Again we ask, What saith the Scriptures? This: “Therefore hath He mercy on whom He will have mercy, and whom He will He hardeneth” (Rom. 9:18). And again we affirm, Divine mercy and Divine justice are regulated solely by God's imperial will. While it be true, blessedly true, that God cannot act contrary to His own perfections or attributes, yet it is equally true that God is under no restraint or constraint in the exercise of them. Patience and power are among the excellencies of God's nature or being, but is there ever a time when He is obliged to exercise them? Perish the thought. The same is true of every other Divine perfection: the exercise of them is determined by nothing outside of God's own will. He is supreme sovereign, doing as He pleases, only as He pleases, always as He pleases; though never doing wrong. Nor are we in anywise competent to decide what is right and what is wrong in the conduct of the Most High. What He does is right simply because HE does it.
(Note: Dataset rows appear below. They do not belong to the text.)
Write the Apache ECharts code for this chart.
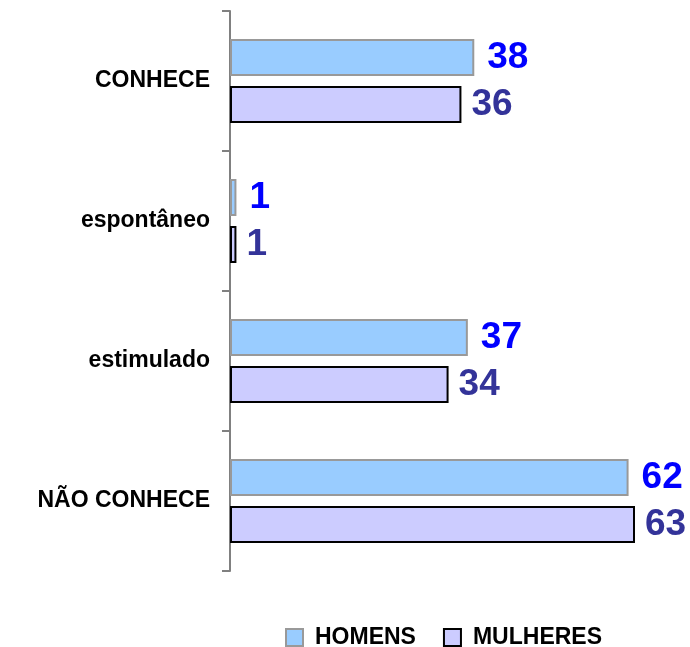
<!DOCTYPE html>
<html lang="pt">
<head>
    <meta charset="UTF-8">
    <title>Conhece</title>
    <script type="text/javascript" src="https://cdn.jsdelivr.net/npm/echarts@6/dist/echarts.min.js"></script>
    <style>
        html, body { margin: 0; padding: 0; background: #fff; }
    </style>
</head>
<body>
<div id="main" style="width:690px;height:647px"></div>
<script type="text/javascript">
    // dados
    var categorias = ['CONHECE', 'espontâneo', 'estimulado', 'NÃO CONHECE'];
    var homens = [38, 1, 37, 62];
    var mulheres = [36, 1, 34, 63];

    var fonte = '"Liberation Sans", Arial, sans-serif';
    var myChart = echarts.init(document.getElementById('main'));

    myChart.setOption({
        animation: false,
        legend: {
            left: 285,
            top: 626,
            padding: 0,
            icon: 'rect',
            itemWidth: 17,
            itemHeight: 17,
            itemGap: 27,
            textStyle: {
                fontFamily: fonte,
                fontWeight: 'bold',
                fontSize: 23,
                color: '#000',
                padding: [0, 0, 0, 7]
            },
            data: ['HOMENS', 'MULHERES']
        },
        grid: {
            left: 230,
            right: 10,
            top: 11,
            bottom: 76
        },
        xAxis: {
            type: 'value',
            min: 0,
            max: 70,
            show: false
        },
        yAxis: {
            type: 'category',
            inverse: true,
            data: categorias,
            axisLine: { show: true, lineStyle: { color: '#808080', width: 2 } },
            axisTick: { show: true, inside: false, length: 8, lineStyle: { color: '#808080', width: 2 } },
            axisLabel: {
                margin: 20,
                fontFamily: fonte,
                fontWeight: 'bold',
                fontSize: 23,
                color: '#000'
            }
        },
        series: [
            {
                name: 'HOMENS',
                type: 'bar',
                barWidth: 37,
                barGap: '27%',
                data: homens,
                itemStyle: { color: '#99CCFF', borderColor: '#999999', borderWidth: 2 },
                label: {
                    show: true,
                    position: 'right',
                    distance: 13,
                    fontFamily: fonte,
                    fontWeight: 'bold',
                    fontSize: 37,
                    color: '#0000FF'
                }
            },
            {
                name: 'MULHERES',
                type: 'bar',
                barWidth: 37,
                data: mulheres,
                itemStyle: { color: '#CCCCFF', borderColor: '#000000', borderWidth: 2 },
                label: {
                    show: true,
                    position: 'right',
                    distance: 10,
                    fontFamily: fonte,
                    fontWeight: 'bold',
                    fontSize: 37,
                    color: '#333399'
                }
            }
        ]
    });
</script>
</body>
</html>
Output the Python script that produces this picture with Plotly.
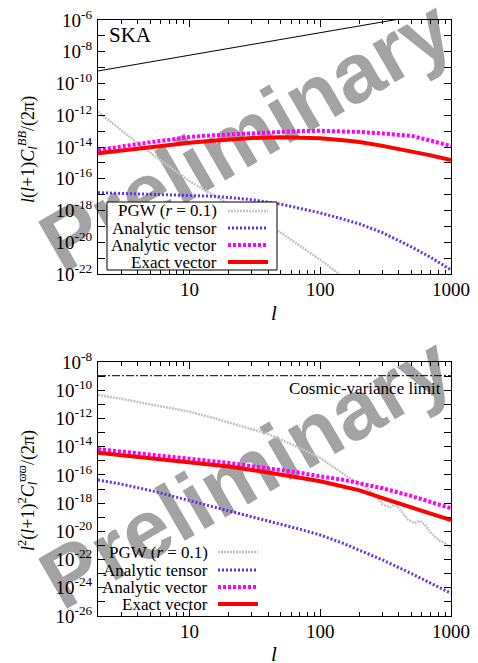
import plotly.graph_objects as go

# ---------------- data (log10 of the plotted quantity) ----------------
ell = [2, 3, 5, 7, 10, 15, 20, 30, 50, 70, 100, 150, 200, 300, 500, 700, 1000]

# top panel: l(l+1)C_l^BB/(2pi)
top_analytic_vector = [-14.19, -13.95, -13.70, -13.55, -13.37, -13.26, -13.20, -13.12, -13.03, -13.00,
                       -12.98, -13.00, -13.05, -13.15, -13.30, -13.60, -13.94]
top_exact_vector = [-14.40, -14.22, -14.00, -13.85, -13.73, -13.60, -13.52, -13.43, -13.39, -13.40,
                    -13.45, -13.57, -13.69, -13.93, -14.27, -14.53, -14.82]
top_analytic_tensor = [-16.88, -16.92, -16.96, -17.00, -17.03, -17.10, -17.18, -17.32, -17.60, -17.85,
                       -18.15, -18.55, -18.85, -19.40, -20.30, -20.95, -21.75]
top_pgw_l = [2, 3, 4, 5, 7, 10, 15, 20, 30, 50, 70, 100, 150, 200]
top_pgw = [-11.78, -12.95, -13.75, -14.35, -15.20, -16.15, -17.00, -17.60, -18.40, -19.40,
           -20.20, -21.10, -22.20, -23.00]
noise_l = [2, 10, 100, 1000]
noise = [-9.21, -8.22, -6.80, -5.38]

# bottom panel: l^2(l+1)^2 C_l^{varpi varpi}/(2pi)
bot_analytic_vector = [-14.17, -14.35, -14.55, -14.70, -14.83, -15.00, -15.15, -15.38, -15.65, -15.85,
                       -16.10, -16.35, -16.60, -16.95, -17.50, -17.90, -18.37]
bot_exact_vector = [-14.43, -14.60, -14.82, -14.95, -15.07, -15.25, -15.40, -15.65, -15.95, -16.20,
                    -16.45, -16.80, -17.10, -17.65, -18.35, -18.75, -19.20]
bot_analytic_tensor = [-16.36, -16.65, -17.10, -17.45, -17.78, -18.20, -18.50, -18.96, -19.50, -19.85,
                       -20.26, -20.85, -21.35, -22.03, -23.00, -23.65, -24.39]
bot_pgw_l = [2, 3, 5, 7, 10, 15, 20, 30, 40, 50, 70, 100, 130, 160, 200, 230, 270, 300, 340, 380,
             420, 470, 530, 580, 640, 700, 800, 900, 1000]
bot_pgw = [-10.34, -10.60, -11.00, -11.25, -11.52, -11.95, -12.30, -12.75, -13.10, -13.50, -14.10,
           -14.80, -15.50, -16.10, -16.60, -17.00, -17.55, -18.10, -18.30, -18.15, -18.60, -19.20,
           -19.40, -19.25, -19.60, -20.10, -20.60, -20.85, -21.20]
cv_l = [2, 1000]
cv_limit = [-8.97, -8.97]

legend_names = ["PGW (<i>r</i> = 0.1)", "Analytic tensor", "Analytic vector", "Exact vector"]
x_tickvals = [10, 100, 1000]
x_ticktext = ["10", "100", "1000"]

# ---------------- styles ----------------
C_PGW = "#c4c4c4"
C_TEN = "#6030f0"
C_VEC = "#ff00ff"
C_EX = "#ff0000"
sty = [dict(color=C_PGW, width=2.5, dash="2px,1px"),
       dict(color=C_TEN, width=3, dash="2px,2px"),
       dict(color=C_VEC, width=4, dash="3px,2px"),
       dict(color=C_EX, width=4)]
FONT = "Liberation Serif"

def p(v):
    return [10 ** x for x in v]

W, H = 478, 663
ML, MR, MT, MB = 98, 27, 20, 47
PW = W - ML - MR
PH = H - MT - MB

def PX(x):
    return (x - ML) / PW

def PY(y):
    return (H - MB - y) / PH

fig = go.Figure()

def add(xs, ys, line, xa, ya):
    fig.add_trace(go.Scatter(x=xs, y=p(ys), mode="lines", line=line, xaxis=xa, yaxis=ya,
                             showlegend=False, hoverinfo="skip"))

# top panel traces
add(noise_l, noise, dict(color="black", width=1), "x", "y")
add(top_pgw_l, top_pgw, sty[0], "x", "y")
add(ell, top_analytic_tensor, sty[1], "x", "y")
add(ell, top_analytic_vector, sty[2], "x", "y")
add(ell, top_exact_vector, sty[3], "x", "y")
# bottom panel traces
add(cv_l, cv_limit, dict(color="black", width=1, dash="8px,2px,2px,2px"), "x2", "y2")
add(bot_pgw_l, bot_pgw, sty[0], "x2", "y2")
add(ell, bot_analytic_tensor, sty[1], "x2", "y2")
add(ell, bot_analytic_vector, sty[2], "x2", "y2")
add(ell, bot_exact_vector, sty[3], "x2", "y2")

x_minor = [2, 3, 4, 5, 6, 7, 8, 9, 20, 30, 40, 50, 60, 70, 80, 90, 200, 300, 400, 500, 600, 700, 800, 900]

def xaxis(anchor):
    return dict(type="log", range=[0.30103, 3], anchor=anchor, domain=[0, 1],
                tickvals=x_tickvals, ticktext=x_ticktext, ticks="inside", ticklen=7,
                tickcolor="black", showline=True, linecolor="black", linewidth=1,
                mirror="allticks", showgrid=False, zeroline=False, ticklabelstandoff=-2,
                tickfont=dict(family=FONT, size=19, color="black"),
                minor=dict(tickvals=x_minor, ticks="inside", ticklen=4, tickcolor="black", showgrid=False))

def yaxis(lo, hi, anchor, dom):
    major = list(range(lo, hi + 1, 2))
    minor = [10 ** k for k in range(lo + 1, hi, 2)]
    return dict(type="log", range=[lo, hi], anchor=anchor, domain=dom,
                tickvals=[10 ** k for k in major],
                ticktext=["10<sup>%d</sup>" % k for k in major],
                ticks="inside", ticklen=7, tickcolor="black", showline=True, linecolor="black",
                linewidth=1, mirror="allticks", showgrid=False, zeroline=False, ticklabelstandoff=1,
                tickfont=dict(family=FONT, size=19, color="black"),
                minor=dict(tickvals=minor, ticks="inside", ticklen=7, tickcolor="black", showgrid=False))

top_dom = [PY(274), PY(20)]
bot_dom = [PY(616), PY(362)]

shapes = []
annotations = []

# watermark (behind traces)
for cy in (128, 465):
    shapes.append(dict(type="rect", xref="paper", yref="paper", x0=PX(232), x1=PX(252),
                       y0=PY(cy + 10), y1=PY(cy - 10), line=dict(width=0),
                       fillcolor="rgba(0,0,0,0)", layer="below",
                       label=dict(text="<b>Preliminary</b>", textangle=-30, textposition="middle center",
                                  font=dict(family="Liberation Sans", size=84, color="#a3a3a3"))))

# top legend box
shapes.append(dict(type="rect", xref="paper", yref="paper", x0=PX(107), x1=PX(277), y0=PY(270), y1=PY(202),
                   line=dict(color="black", width=1), fillcolor="white", layer="above"))

def legend(rows, text_right, s0, s1):
    for name, st, y in zip(legend_names, sty, rows):
        annotations.append(dict(text=name, x=PX(text_right), y=PY(y), xref="paper", yref="paper",
                                xanchor="right", yanchor="middle", showarrow=False,
                                font=dict(family=FONT, size=17, color="black")))
        shapes.append(dict(type="line", xref="paper", yref="paper", x0=PX(s0), x1=PX(s1),
                           y0=PY(y), y1=PY(y), line=st, layer="above"))

legend([211, 228, 245, 262], 219, 228, 268)
legend([552, 570, 587, 604], 210, 218, 258)

annotations += [
    dict(text="SKA", x=PX(107), y=PY(35), xref="paper", yref="paper", xanchor="left", yanchor="middle",
         showarrow=False, font=dict(family=FONT, size=21, color="black")),
    dict(text="Cosmic-variance limit", x=PX(443), y=PY(388), xref="paper", yref="paper", xanchor="right",
         yanchor="middle", showarrow=False, font=dict(family=FONT, size=17, color="black")),
    dict(text="<i>l</i>(<i>l</i>+1)<i>C</i><sub><i>l</i></sub><sup><i>BB</i></sup>/(2π)",
         x=PX(28), y=PY(150), xref="paper", yref="paper", textangle=-90, showarrow=False,
         xanchor="center", yanchor="middle", font=dict(family=FONT, size=18, color="black")),
    dict(text="<i>l</i><sup>2</sup>(<i>l</i>+1)<sup>2</sup><i>C</i><sub><i>l</i></sub><sup>ϖϖ</sup>/(2π)",
         x=PX(28), y=PY(491), xref="paper", yref="paper", textangle=-90, showarrow=False,
         xanchor="center", yanchor="middle", font=dict(family=FONT, size=18, color="black")),
    dict(text="<i>l</i>", x=PX(274), y=PY(313), xref="paper", yref="paper", showarrow=False,
         xanchor="center", yanchor="middle", font=dict(family=FONT, size=21, color="black")),
    dict(text="<i>l</i>", x=PX(274), y=PY(654), xref="paper", yref="paper", showarrow=False,
         xanchor="center", yanchor="middle", font=dict(family=FONT, size=21, color="black")),
]

fig.update_layout(
    width=W, height=H, margin=dict(l=ML, r=MR, t=MT, b=MB, autoexpand=False),
    font=dict(family=FONT, size=18, color="black"),
    paper_bgcolor="white", plot_bgcolor="rgba(0,0,0,0)",
    xaxis=xaxis("y"), yaxis=yaxis(-22, -6, "x", top_dom),
    xaxis2=xaxis("y2"), yaxis2=yaxis(-26, -8, "x2", bot_dom),
    shapes=shapes, annotations=annotations, showlegend=False,
)

fig.write_html("out.html", config={"displayModeBar": False},
               post_script="document.body.style.margin='0px';document.body.style.padding='0px';"
                           "document.documentElement.style.overflow='hidden';")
The absolute sovereignty of God supplies the key, and nothing else does, to the unpardonableness of any sin. God has sovereignly assigned the limits to which He will suffer each rebellious creature to go—”and that limit varies considerably in different cases. He has sovereignly determined when any sinner shall be finally deserted by the Holy Spirit and given over to hopeless impenitency. He has sovereignly determined when sin becomes unpardonable in the life of each transgressor. It is this which makes the subject so unspeakably solemn, for men have no means of knowing whether or not their very next act may seal their doom irrevocably. When Christ said to the Pharisees, “Ye shall die in your sins” (John 8:21), they might be allowed to live on another fifty years, and hear the Apostle Paul preach the Gospel, yet their day of grace was over. The sins of Manasseh and Paul were pardoned because God had sovereignly decreed they should be; the sins of the Pharisees were unpardonable because God had so sovereignly ordained. Beware then of trifling with God. Beware of continuing to provoke the Most High. He will not be mocked with impunity.—”A.W.P.